Based on the conclusions of the third Encuentro, the NCCB published the National Pastoral Plan for Hispanic Ministry (NPPHM) in 1987. As in the case of the proceedings of the prior Encuentros, the implementation of the NPPHM has been mixed. The process, if not all the documents, however, represents a milestone in the history of the U.S. Church.

Enduring Influence of the Encuentros. Sociologically, the Encuentros fostered greater national networking among Latinos. Numerous diocesan and regional offices attest to this fact, as well as the National Secretariat, and the growing number of national Hispanic Catholic organizations such as the Academy of Catholic Hispanic Theologians of the United States (ACHTUS). Anthropologically these assemblies defended, even celebrated, the right of all Church members to be at once both universally Catholic, and peculiarly distinct in language and culture. No other ethnic group in the country has incarnated this insight as successfully. Ecclesiologically they championed a Church that is communitarian, evangelizing, and missionary.
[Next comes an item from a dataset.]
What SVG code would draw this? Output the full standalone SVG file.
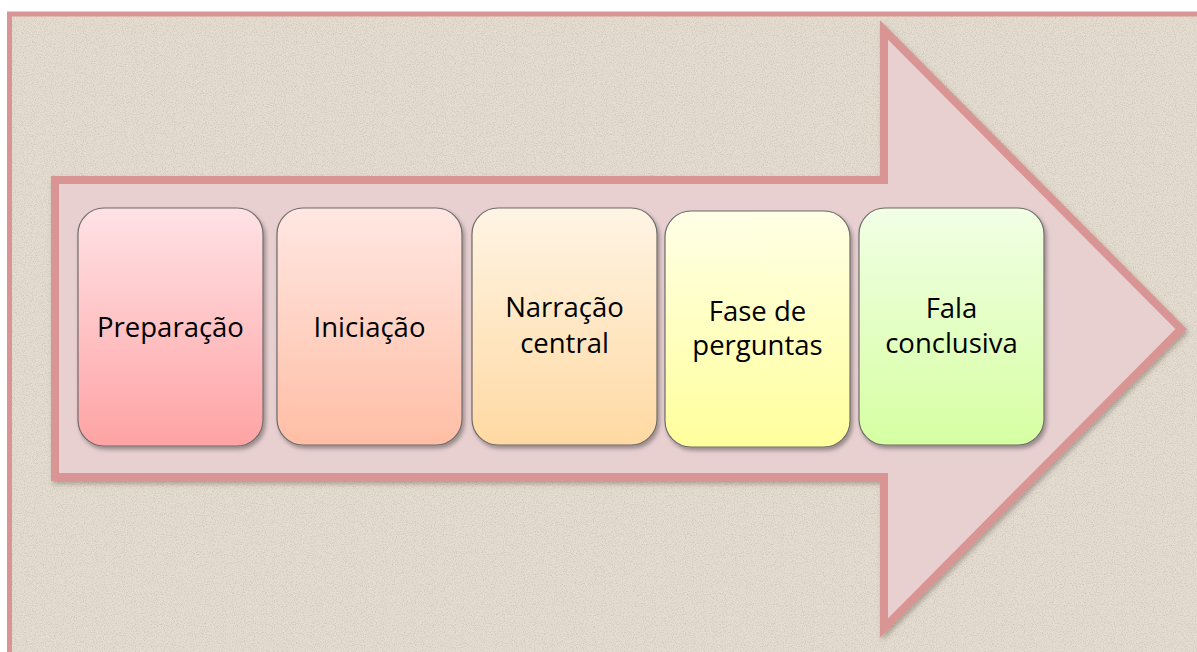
<svg xmlns="http://www.w3.org/2000/svg" width="1197" height="652" viewBox="0 0 1197 652">
<defs>
<style>
.box{stroke:#6f6a6a;stroke-width:1.2;filter:url(#sh)}
.lbl{font-family:"Open Sans","Noto Sans","Liberation Sans",sans-serif;font-size:27.5px;fill:#000;text-anchor:middle}
</style>
<filter id="noise" x="0" y="0" width="100%" height="100%">
<feTurbulence type="fractalNoise" baseFrequency="0.9" numOctaves="2" seed="3" result="n"/>
<feColorMatrix in="n" type="matrix" values="0 0 0 0 0.45  0 0 0 0 0.42  0 0 0 0 0.38  0 0 0 -2.2 1.25" result="m"/>
<feComposite in="m" in2="SourceGraphic" operator="in"/>
</filter>
<filter id="sh" x="-10%" y="-10%" width="130%" height="130%">
<feDropShadow dx="2" dy="3" stdDeviation="2" flood-color="#000" flood-opacity="0.35"/>
</filter>
<filter id="ash" x="-5%" y="-5%" width="115%" height="115%">
<feDropShadow dx="2" dy="3" stdDeviation="2.5" flood-color="#5a4a40" flood-opacity="0.4"/>
</filter>
<linearGradient id="g1" x1="0" y1="0" x2="0" y2="1"><stop offset="0" stop-color="#ffe2e5"/><stop offset="1" stop-color="#ffa3a4"/></linearGradient>
<linearGradient id="g2" x1="0" y1="0" x2="0" y2="1"><stop offset="0" stop-color="#ffe7e2"/><stop offset="1" stop-color="#ffbea5"/></linearGradient>
<linearGradient id="g3" x1="0" y1="0" x2="0" y2="1"><stop offset="0" stop-color="#fff4e4"/><stop offset="1" stop-color="#ffd9a2"/></linearGradient>
<linearGradient id="g4" x1="0" y1="0" x2="0" y2="1"><stop offset="0" stop-color="#ffffe6"/><stop offset="1" stop-color="#ffff9c"/></linearGradient>
<linearGradient id="g5" x1="0" y1="0" x2="0" y2="1"><stop offset="0" stop-color="#f1ffe5"/><stop offset="1" stop-color="#d6ffa2"/></linearGradient>
</defs>
<rect x="0" y="0" width="1197" height="652" fill="#ffffff"/>
<g id="frame">
<rect x="9.5" y="14" width="1200" height="660" fill="#e5ddd0"/>
<rect x="9.5" y="14" width="1200" height="660" fill="#e5ddd0" filter="url(#noise)" opacity="0.5"/>
<rect x="9.5" y="14" width="1200" height="660" fill="none" stroke="#d99594" stroke-width="5"/>
</g>
<g id="arrow">
<path d="M55,180 L884,180 L884,30 L1181,329 L884,628 L884,477 L55,477 Z" fill="#e8d0d1" stroke="#d99594" stroke-width="8" stroke-linejoin="miter" stroke-miterlimit="10" filter="url(#ash)"/>
</g>
<g id="connectors"></g>
<g id="n1">
<rect class="box" x="78" y="208" width="185" height="238" rx="26" fill="url(#g1)"/>
<text class="lbl" x="170.5" y="337">Preparação</text>
</g>
<g id="n2">
<rect class="box" x="277" y="208" width="185" height="237" rx="26" fill="url(#g2)"/>
<text class="lbl" x="369.5" y="337">Iniciação</text>
</g>
<g id="n3">
<rect class="box" x="472" y="208" width="185" height="237" rx="26" fill="url(#g3)"/>
<text class="lbl" x="564.5" y="317">Narração</text>
<text class="lbl" x="564.5" y="353">central</text>
</g>
<g id="n4">
<rect class="box" x="665" y="211" width="185" height="236" rx="26" fill="url(#g4)"/>
<text class="lbl" x="757.5" y="321">Fase de</text>
<text class="lbl" x="757.5" y="355">perguntas</text>
</g>
<g id="n5">
<rect class="box" x="859" y="208" width="185" height="237" rx="26" fill="url(#g5)"/>
<text class="lbl" x="951.5" y="318">Fala</text>
<text class="lbl" x="951.5" y="353">conclusiva</text>
</g>
</svg>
Indeed, some of the Encuentro proceedings predate both of the similarly collaborative U.S. pastoral letters on peace (1983) and the economy (1985).

Only greater historcal perspective will afford a comprehensive evaluation of the Encuentros, but it can already be said that their influence did not end in 1985. The Encuentros gave rise to noted national organizations such as the Instituto de Liturgia Hispana, and they have continued to grow and mature. Many dioceses began their first coordinated efforts at serving and empowering Latinos as a direct result of the National Pastoral Plan. The best example of the enduring influence of the Encuentros is the National Catholic Council for Hispanic Ministry. In 1990 some eighteen regional and national Hispanic Catholic associations founded this consortium precisely to continue the collaborative efforts so successfully pioneered at the Encuentros. By 1995 the NCCHM counted forty-nine member organizations. Among their activities was a national Congress held in Los Angeles in 1992, and another in Chicago in 1996. In method and content both the NCCHM and its congresses purposefully follow and consciously continue the three national Encuentros.

The post-Encuentro period has seen a boom in the publication of documents concerning Latinos through the USCC, and other editorials, as well as a plethora of periodicals devoted to Hispanic ministry. Latino representation on theological faculties and in such organizations as the National Conference of Catechetical Leaders, while still small, continues to expand.

Bibliography: j. p. dolan and a. f. deck, Hispanic Catholic Culture in the U.S.: Issues and Concerns (Notre Dame 1994). s. galeron, r. m. icaza, and r. urrabazo, Prophetic Vision: Pastoral Reflections on the National Pastoral Plan for Hispanic Ministry (Kansas City 1992). m. sandoval, On the Move: A History of the Hispanic Church in the United States (Maryknoll 1990). s. a. privett, The U.S. Catholic Church and its Hispanic Members: The Pastoral Vision of Archbishop Robert E. Lucey (San Antonio 1988). a. m. stevens-arroyo, Prophets Denied Honor: An Anthology on the Hispanic Church in the United States (Maryknoll 1980).